Tuesday, November 17, 2009

Laura's Owls

When I dropped by Laura's place yesterday to pick up aqua paint for my herring set dressing, I caught her working on her latest polymer clay (brand name Fimo) creations: owls. She shapes them around eggs, which gives them their cheery fatness.I am always encouraging (harassing?) Laura to start selling her art online, so she could eventually quit cleaning houses for a living. It upsets me to see how that heavy work damages her already fragile hands. I even started a blog for Laura last year, but now I have lost the password. Some manager I'd be.Some are, but most artists I know--including me-- are not very good at administrative skills, at least at managing their own art (including writing) as a business.
There may be some self-protection going on: the art itself wants to stay small and close to home; the art-making self knows that the marketplace would knock it sideways.
Sometimes I think we may be afraid, not having the skills to deal with the bright bustle. And possibly afraid for good reason: the energy is so different from--and sometimes antithetical to--art making. For some, attending to the business-side of art is like making an owl hunt during the day.

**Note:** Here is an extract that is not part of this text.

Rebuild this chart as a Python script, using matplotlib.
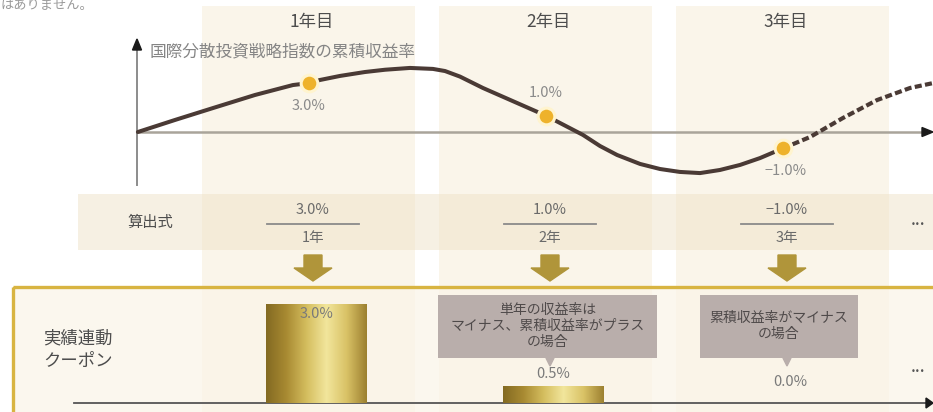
import numpy as np
import matplotlib
matplotlib.use("Agg")
import matplotlib.pyplot as plt
from matplotlib.patches import Rectangle, Polygon
from matplotlib.colors import LinearSegmentedColormap

plt.rcParams['font.family'] = ['Noto Sans CJK JP', 'DejaVu Sans']

# ---------------- data ----------------
year_labels = ["1年目", "2年目", "3年目"]
years = [1, 2, 3]
cum_returns = [3.0, 1.0, -1.0]          # cumulative return at each year (%)
coupons = [3.0, 0.5, 0.0]               # linked coupon (%)
point_labels = ["3.0%", "1.0%", "−1.0%"]
formula_num = ["3.0%", "1.0%", "−1.0%"]
formula_den = ["1年", "2年", "3年"]
coupon_labels = ["3.0%", "0.5%", "0.0%"]
callouts = [None, "単年の収益率は\nマイナス、累積収益率がプラス\nの場合", "累積収益率がマイナス\nの場合"]
axis_title = "国際分散投資戦略指数の累積収益率"
row1_title = "算出式"
row2_title = "実績連動\nクーポン"
top_note = "はありません。"

# index path (time in years, cumulative return in %)
path_t = [0.278, 0.435, 0.595, 0.772, 0.932, 1.0, 1.046, 1.131, 1.236, 1.321, 1.426,
          1.523, 1.574, 1.637, 1.734, 1.878, 2.0, 2.156, 2.228, 2.300, 2.397, 2.481,
          2.565, 2.650, 2.734, 2.819, 2.903, 3.0]
path_r = [0.0, 0.74, 1.47, 2.27, 2.88, 3.0, 3.19, 3.44, 3.68, 3.82, 3.93,
          3.87, 3.74, 3.40, 2.70, 1.78, 1.0, -0.18, -0.86, -1.41, -1.96, -2.27,
          -2.45, -2.52, -2.33, -2.02, -1.60, -1.0]
future_t = [3.0, 3.114, 3.253, 3.397, 3.536, 3.633]
future_r = [-1.0, -0.31, 0.86, 1.96, 2.70, 3.0]

# ---------------- figure ----------------
W, H = 933, 412
fig = plt.figure(figsize=(W / 100, H / 100), dpi=100)
fig.patch.set_facecolor("white")

bg = fig.add_axes([0, 0, 1, 1])
bg.set_xlim(0, W)
bg.set_ylim(H, 0)
bg.axis("off")

T0, T1 = -0.3038, 3.633          # time range across the figure width
ax = fig.add_axes([0, 0, 1, 1])
ax.set_xlim(T0, T1)
ax.set_ylim(-17.178, 8.098)
ax.axis("off")
ax.patch.set_alpha(0)

axb = fig.add_axes([0, 0, 1, 1])
axb.set_xlim(T0, T1)
axb.set_ylim(-0.273, 12.21)
axb.axis("off")
axb.patch.set_alpha(0)

def tx(t):
    return (t - T0) / (T1 - T0) * W

col_cream = "#faf4e8"
text_dark = "#4d4d4d"
text_gray = "#8a8a8a"

# coupon box fill
bg.add_patch(Rectangle((13, 287), 940, 140, facecolor="#fbf7ee", edgecolor="none", zorder=0.5))
# columns
col_w = 213
for y in years:
    cx = tx(y)
    bg.add_patch(Rectangle((cx - col_w / 2, 6), col_w, 420, facecolor=col_cream,
                           edgecolor="none", alpha=0.9, zorder=1))
# formula band
bg.add_patch(Rectangle((78, 194), 860, 56, facecolor="#efe3c8", edgecolor="none",
                       alpha=0.5, zorder=1.5))
# coupon box border
bg.add_patch(Rectangle((13, 287), 940, 140, facecolor="none", edgecolor="#d8b441",
                       linewidth=2.4, zorder=5))

# top note
bg.text(0, -1, top_note, fontsize=9.5, color="#9a9a9a", ha="left", va="top", zorder=3)

# year labels
for y, lab in zip(years, year_labels):
    bg.text(tx(y) + 3, 22, lab, fontsize=12.5, color=text_dark, ha="center", va="center", zorder=3)

# axes of the index chart
bg.plot([137, 137], [185, 48], color="#8c8c8c", lw=1.4, zorder=3)
bg.add_patch(Polygon([[132.5, 50], [141.5, 50], [137, 39]], closed=True, color="#1a1a1a", zorder=3))
bg.plot([137, 924], [132, 132], color="#a9a49a", lw=1.8, zorder=2)
bg.add_patch(Polygon([[922, 127.5], [922, 136.5], [933, 132]], closed=True, color="#1a1a1a", zorder=3))
bg.text(150, 52, axis_title, fontsize=12, color="#858585", ha="left", va="center", zorder=3)

# index curve
ax.plot(path_t, path_r, color="#4a3a35", lw=2.9, solid_capstyle="round",
        solid_joinstyle="round", zorder=4)
ax.plot(future_t, future_r, color="#4a3a35", lw=3.0, dashes=(1.7, 0.8),
        dash_capstyle="butt", zorder=4)
ax.plot(years, cum_returns, "o", ms=12, color="#eeb22b", mec="#fff4cf", mew=2.2, zorder=5)
offsets = [-23, 23, -23]
for y, r, lab, off in zip(years, cum_returns, point_labels, offsets):
    ax.annotate(lab, (y, r), xytext=(3 if y == 3 else 0, off), textcoords="offset pixels",
                ha="center", va="center", fontsize=10.5, color=text_gray, zorder=6)

# formula row
bg.text(150, 222, row1_title, fontsize=11, color=text_dark, ha="center", va="center", zorder=3)
for y, num, den in zip(years, formula_num, formula_den):
    cx = tx(y) + 4
    bg.text(cx, 210, num, fontsize=10.5, color="#6a6a6a", ha="center", va="center", zorder=3)
    bg.plot([cx - 46, cx + 46], [223.5, 223.5], color="#8a8a8a", lw=1.3, zorder=3)
    bg.text(cx, 238, den, fontsize=10.5, color="#6a6a6a", ha="center", va="center", zorder=3)
bg.text(918, 224, "•••", fontsize=6, color="#555555", ha="center", va="center",
        family="DejaVu Sans", zorder=3)
bg.text(918, 372, "•••", fontsize=6, color="#555555", ha="center", va="center",
        family="DejaVu Sans", zorder=3)

# down arrows
for y in years:
    cx = tx(y) + 4
    bg.add_patch(Polygon([[cx - 9, 255], [cx + 9, 255], [cx + 9, 268], [cx + 19, 268],
                          [cx, 281], [cx - 19, 268], [cx - 9, 268]], closed=True,
                         color="#b0953a", zorder=3))

# coupon row title
bg.text(43, 350, row2_title, fontsize=12.5, color=text_dark, ha="left", va="center",
        linespacing=1.3, zorder=6)

# callouts
for y, txt in zip(years, callouts):
    if txt is None:
        continue
    cx = tx(y) + 4
    if y == 2:
        x0, x1 = 438, 657
    else:
        x0, x1 = 700, 858
    bg.add_patch(Rectangle((x0, 295), x1 - x0, 63, facecolor="#b9aeab", edgecolor="none", zorder=6))
    bg.add_patch(Polygon([[cx - 4, 358], [cx + 4, 358], [cx, 366]], closed=True,
                         color="#b9aeab", zorder=6))
    bg.text((x0 + x1) / 2, 326, txt, fontsize=10, color="#4f4a4a", ha="center", va="center",
            linespacing=1.15, zorder=7)

# coupon bars with gold gradient
gold = LinearSegmentedColormap.from_list(
    "gold", ["#836a22", "#a88a32", "#d4bd5e", "#f2e69c", "#d9c266", "#9c8030"])
grad = np.linspace(0, 1, 256).reshape(1, -1)
bar_w = 0.425
bar_x = [y + 0.03 for y in years]
bars = axb.bar(bar_x, coupons, width=bar_w, color="none", edgecolor="none", zorder=4)
for b, c in zip(bars, coupons):
    if c <= 0:
        continue
    x0 = b.get_x()
    im = axb.imshow(grad, cmap=gold, aspect="auto", extent=[x0, x0 + bar_w, 0, c],
                    zorder=4, interpolation="bilinear")
    im.set_clip_path(b)
axb.set_xlim(T0, T1)
axb.set_ylim(-0.273, 12.21)

label_off = [-10, 12, 21]
for x, c, lab, off in zip(bar_x, coupons, coupon_labels, label_off):
    axb.annotate(lab, (x, c), xytext=(0, off), textcoords="offset pixels", ha="center",
                 va="center", fontsize=10.5, color="#7a7a7a", zorder=7)

# coupon baseline
bg.plot([74, 926], [403, 403], color="#555555", lw=1.3, zorder=6)
bg.add_patch(Polygon([[926, 398], [926, 408], [933, 403]], closed=True, color="#1a1a1a", zorder=6))

fig.savefig("out.png", dpi=100, facecolor="white")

What it takes to make art does not always coexist with what it takes to pay the bills. Yet the bills are real.
Well, this is nothing new... I'm just thinking aloud here; I don't know what to do about this conundrum myself. When I work for other people very much, my own creative self shuts down. Mostly I've always lived on the cheap, to keep my time free. But moviemaking is making me think more about this: it costs money, even just buying tag board and tin foil, as writing does not.

And then, I wonder how this money/time exchange will play out as I get older. I guess I'll find out, godwilling.


ArtSparker said...

Well, etsy is probably worth a shot - it's 20 cents to list something for six months. I haven't had a lot of luck with it, but it may be the kind of thing I'm selling (mosaic plates to hang on the wall). It can feel wonderful to have someone like one's work enough to buy it - And etsy is pretty easy to use. They take a percentage of the sale, and people can make payments through paypal. Let me know if you want more info.

Fresca said...

Thanks, ARTS, I've suggested Etsy to Laura too. It's a complex set of reasons why people do or do not pursue these avenues.
Maybe we should all swap being each other's managers. : )

Annika said...

This is much more superficial than your thoughts - as per usual! - but it's an association to the theme of lacking a skill or interest that's needed in one's work: now that I've been to a few conferences where researchers and scientists present some little slice of their work, I've realised that being great at science doesn't make you a good, or even adequate, speaker. Sometimes their poor English plays a part in this, but I've also suffered through speeches by prominent British researchers who go "and the - and the - the - the- the- POINT of this is, is, is..." or spend 60% of their talk going "ummmm". Wouldn't it be great if those people started hiring actors to hold their presentations for them? The assignment would of course involve much communication between the author and the actor and the author would have to be present at the talk to answer questions and possibly make corrections. It'd be hard work for the actor, but also interesting work, I imagine.
The bottom line seems to be: we all need each other and each other's different skills.

Fresca said...

Ummmmmm, thank you for this amusing comment, Annika!
Wouldn't it be great if we could link these different skills up? The artists could help the scientists could help the business people could help the artists.

"we all need each other and each other's different skills."
--That sounds pretty profound to me. Where would Kirk be without Spock?